Cole’s career points to something else important. British art and design were not simply shaped by overseas influences and creators. These self-same species of art and design, and some of their exponents themselves, exercised influence abroad, and not just in Britain’s formal empire. Toward the end of these galleries, there are some wonderfully audacious household goods designed by Christopher Dresser: a coffee pot, a teapot, two stylized toast racks, and more. A Glaswegian by birth, Dresser was essentially and in multiple senses a mobile man.* He was a forerunner of the Arts and Crafts movement whose work encompassed ceramics, carpets, wallpaper, textiles, and furniture, as well as metal. He was also a crosser of land and sea borders, moving and exhibiting his creations not just in Scotland and England and in continental Europe and the United States, but also with delight and aesthetic profit in parts of East Asia.

It was a “strange thing,” he wrote in 1873 regarding what is now London’s Victoria and Albert Museum,

that the perfect works of the East are so poorly illustrated in this national collection, while costly, yea, very costly works of inferior character, illustrative of Renaissance art, swarm as thickly as flies in August.
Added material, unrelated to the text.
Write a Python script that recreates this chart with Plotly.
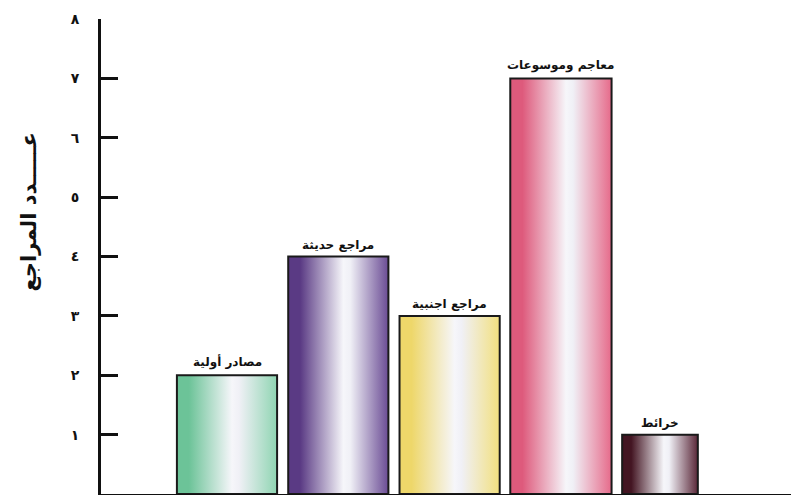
import plotly.graph_objects as go

# data
categories = ["مصادر أولية", "مراجع حديثة", "مراجع اجنبية", "معاجم وموسوعات", "خرائط"]
counts = [2, 4, 3, 7, 1]
tick_values = [1, 2, 3, 4, 5, 6, 7, 8]
tick_labels = ["١", "٢", "٣", "٤", "٥", "٦", "٧", "٨"]
y_title = "عـــــدد المراجع"

# cylinder-like shading: dark edge -> light centre -> dark edge
shades = [
    ("#6cc398", "#8fd5b2"),
    ("#5a3a84", "#6a4b94"),
    ("#eed76a", "#f2e07e"),
    ("#de5a7c", "#e66a8a"),
    ("#431522", "#5a2738"),
]
widths = [0.9, 0.9, 0.9, 0.91, 0.68]
shifts = [0, 0, 0, 0, -0.11]

fig = go.Figure()

for i, (cat, val) in enumerate(zip(categories, counts)):
    left_c, right_c = shades[i]
    cx = i + shifts[i]
    x0, x1 = cx - widths[i] / 2, cx + widths[i] / 2
    fig.add_trace(
        go.Scatter(
            x=[x0, x0, x1, x1, x0],
            y=[0, val, val, 0, 0],
            mode="lines",
            fill="toself",
            fillgradient=dict(
                type="horizontal",
                colorscale=[
                    [0, left_c],
                    [0.12, left_c],
                    [0.55, "#f6f6fa"],
                    [0.62, "#f0f0f6"],
                    [1, right_c],
                ],
            ),
            line=dict(color="#1a1a1a", width=2),
            hoverinfo="skip",
            showlegend=False,
        )
    )
    # category label sitting just above the bar
    fig.add_annotation(
        x=cx,
        y=val,
        text=f"<b>{cat}</b>",
        showarrow=False,
        yanchor="bottom",
        yshift=3,
        font=dict(family="DejaVu Sans", size=12, color="#111"),
    )

fig.add_annotation(
    text=f"<b>{y_title}</b>",
    xref="paper",
    yref="y",
    x=-0.105,
    xanchor="center",
    y=4.75,
    yanchor="middle",
    textangle=-90,
    showarrow=False,
    font=dict(family="DejaVu Sans", size=21, color="#111"),
)

fig.update_layout(
    width=791,
    height=495,
    margin=dict(l=101, r=0, t=19, b=1),
    plot_bgcolor="white",
    paper_bgcolor="white",
    xaxis=dict(
        range=[-1.132, 5.067],
        showgrid=False,
        zeroline=False,
        showticklabels=False,
        ticks="",
        showline=True,
        linecolor="#111",
        linewidth=3,
        automargin=False,
    ),
    yaxis=dict(
        range=[0, 8],
        showgrid=False,
        zeroline=False,
        tickvals=tick_values,
        ticktext=[f"<b>{t}</b>" for t in tick_labels],
        ticks="inside",
        ticklen=17,
        tickwidth=3,
        tickcolor="#111",
        ticklabelstandoff=16,
        tickfont=dict(family="DejaVu Sans", size=14, color="#111"),
        showline=True,
        linecolor="#111",
        linewidth=3,
        automargin=False,
    ),
)

fig.write_html(
    "out.html",
    config={"displayModeBar": False},
    post_script="document.body.style.margin='0';document.body.style.overflow='hidden';",
)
Dresser’s remarks stand as a reminder that arguments over the geographical coverage of the world’s museums and the dangers of cultural Eurocentricity are nothing new. The flow of Dresser’s own life and work, like these splendid new British Galleries, is also a reminder that—as with other continents—“Europe” and its component countries have in practice been protean and porous entities. Organizing present-day and future art galleries and museums to reflect and communicate these points, without gratuitously provincializing anywhere, is the difficult but essential trick.